TASK GOAL:
Copy all of the material word for word, except for the pictures.

DATA:
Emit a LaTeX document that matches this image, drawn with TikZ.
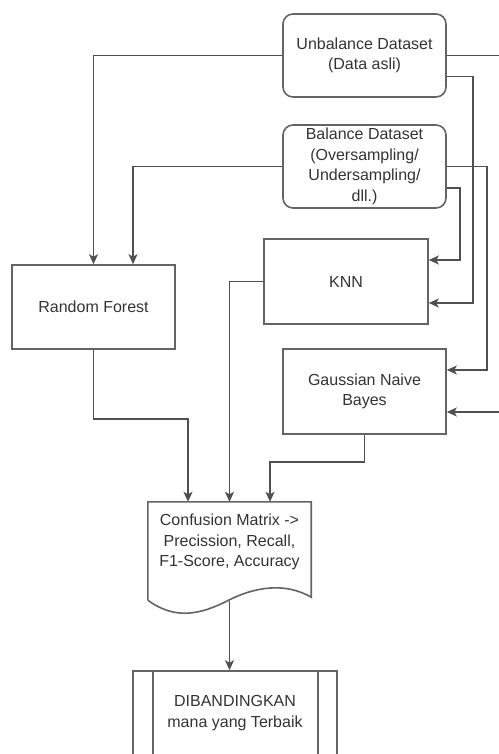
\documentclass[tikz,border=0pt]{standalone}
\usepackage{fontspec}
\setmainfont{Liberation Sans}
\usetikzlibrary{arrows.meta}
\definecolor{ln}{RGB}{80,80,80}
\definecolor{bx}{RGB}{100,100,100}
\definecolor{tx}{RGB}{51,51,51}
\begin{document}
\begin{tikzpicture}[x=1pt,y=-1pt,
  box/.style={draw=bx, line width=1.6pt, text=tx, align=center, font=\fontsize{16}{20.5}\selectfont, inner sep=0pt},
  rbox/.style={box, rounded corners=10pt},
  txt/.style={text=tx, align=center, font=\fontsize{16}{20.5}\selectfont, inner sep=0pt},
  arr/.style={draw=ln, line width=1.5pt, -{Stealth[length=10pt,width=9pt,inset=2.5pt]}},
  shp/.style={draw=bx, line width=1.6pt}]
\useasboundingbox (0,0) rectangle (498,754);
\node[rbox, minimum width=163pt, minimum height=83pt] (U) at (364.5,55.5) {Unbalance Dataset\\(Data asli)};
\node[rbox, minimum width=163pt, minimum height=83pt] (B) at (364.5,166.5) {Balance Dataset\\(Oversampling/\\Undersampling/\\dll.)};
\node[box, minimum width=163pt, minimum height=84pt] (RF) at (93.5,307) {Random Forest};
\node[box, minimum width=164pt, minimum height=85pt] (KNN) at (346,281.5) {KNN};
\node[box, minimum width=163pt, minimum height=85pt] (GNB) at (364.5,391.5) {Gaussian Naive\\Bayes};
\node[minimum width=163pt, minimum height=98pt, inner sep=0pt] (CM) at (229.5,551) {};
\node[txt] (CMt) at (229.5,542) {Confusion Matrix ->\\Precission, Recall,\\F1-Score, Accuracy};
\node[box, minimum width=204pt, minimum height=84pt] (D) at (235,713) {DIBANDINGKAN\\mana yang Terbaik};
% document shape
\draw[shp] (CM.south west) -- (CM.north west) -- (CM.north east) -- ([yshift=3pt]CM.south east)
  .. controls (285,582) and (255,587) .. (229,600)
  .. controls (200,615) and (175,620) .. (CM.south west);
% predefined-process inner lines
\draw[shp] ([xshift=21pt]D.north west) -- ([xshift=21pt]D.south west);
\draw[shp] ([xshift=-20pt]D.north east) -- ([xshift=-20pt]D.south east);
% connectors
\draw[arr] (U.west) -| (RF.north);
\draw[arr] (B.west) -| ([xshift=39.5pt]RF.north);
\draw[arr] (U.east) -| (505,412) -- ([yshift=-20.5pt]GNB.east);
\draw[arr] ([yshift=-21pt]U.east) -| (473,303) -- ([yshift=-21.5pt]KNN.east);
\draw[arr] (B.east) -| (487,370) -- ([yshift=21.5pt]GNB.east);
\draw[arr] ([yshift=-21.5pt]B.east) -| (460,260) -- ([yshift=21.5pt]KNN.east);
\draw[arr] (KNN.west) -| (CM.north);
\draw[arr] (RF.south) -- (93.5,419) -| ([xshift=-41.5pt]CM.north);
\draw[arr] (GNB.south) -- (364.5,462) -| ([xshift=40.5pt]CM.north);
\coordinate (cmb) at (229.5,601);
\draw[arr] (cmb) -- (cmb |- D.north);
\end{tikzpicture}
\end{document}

THE OUTPUT:
Emit a LaTeX document that matches this image, drawn with TikZ.
\documentclass[tikz,border=0pt]{standalone}
\usepackage{fontspec}
\setmainfont{Liberation Sans}
\usetikzlibrary{arrows.meta}
\definecolor{ln}{RGB}{80,80,80}
\definecolor{bx}{RGB}{100,100,100}
\definecolor{tx}{RGB}{51,51,51}
\begin{document}
\begin{tikzpicture}[x=1pt,y=-1pt,
  box/.style={draw=bx, line width=1.6pt, text=tx, align=center, font=\fontsize{16}{20.5}\selectfont, inner sep=0pt},
  rbox/.style={box, rounded corners=10pt},
  txt/.style={text=tx, align=center, font=\fontsize{16}{20.5}\selectfont, inner sep=0pt},
  arr/.style={draw=ln, line width=1.5pt, -{Stealth[length=10pt,width=9pt,inset=2.5pt]}},
  shp/.style={draw=bx, line width=1.6pt}]
\useasboundingbox (0,0) rectangle (498,754);
\node[rbox, minimum width=163pt, minimum height=83pt] (U) at (364.5,55.5) {Unbalance Dataset\\(Data asli)};
\node[rbox, minimum width=163pt, minimum height=83pt] (B) at (364.5,166.5) {Balance Dataset\\(Oversampling/\\Undersampling/\\dll.)};
\node[box, minimum width=163pt, minimum height=84pt] (RF) at (93.5,307) {Random Forest};
\node[box, minimum width=164pt, minimum height=85pt] (KNN) at (346,281.5) {KNN};
\node[box, minimum width=163pt, minimum height=85pt] (GNB) at (364.5,391.5) {Gaussian Naive\\Bayes};
\node[minimum width=163pt, minimum height=98pt, inner sep=0pt] (CM) at (229.5,551) {};
\node[txt] (CMt) at (229.5,542) {Confusion Matrix ->\\Precission, Recall,\\F1-Score, Accuracy};
\node[box, minimum width=204pt, minimum height=84pt] (D) at (235,713) {DIBANDINGKAN\\mana yang Terbaik};
% document shape
\draw[shp] (CM.south west) -- (CM.north west) -- (CM.north east) -- ([yshift=3pt]CM.south east)
  .. controls (285,582) and (255,587) .. (229,600)
  .. controls (200,615) and (175,620) .. (CM.south west);
% predefined-process inner lines
\draw[shp] ([xshift=21pt]D.north west) -- ([xshift=21pt]D.south west);
\draw[shp] ([xshift=-20pt]D.north east) -- ([xshift=-20pt]D.south east);
% connectors
\draw[arr] (U.west) -| (RF.north);
\draw[arr] (B.west) -| ([xshift=39.5pt]RF.north);
\draw[arr] (U.east) -| (505,412) -- ([yshift=-20.5pt]GNB.east);
\draw[arr] ([yshift=-21pt]U.east) -| (473,303) -- ([yshift=-21.5pt]KNN.east);
\draw[arr] (B.east) -| (487,370) -- ([yshift=21.5pt]GNB.east);
\draw[arr] ([yshift=-21.5pt]B.east) -| (460,260) -- ([yshift=21.5pt]KNN.east);
\draw[arr] (KNN.west) -| (CM.north);
\draw[arr] (RF.south) -- (93.5,419) -| ([xshift=-41.5pt]CM.north);
\draw[arr] (GNB.south) -- (364.5,462) -| ([xshift=40.5pt]CM.north);
\coordinate (cmb) at (229.5,601);
\draw[arr] (cmb) -- (cmb |- D.north);
\end{tikzpicture}
\end{document}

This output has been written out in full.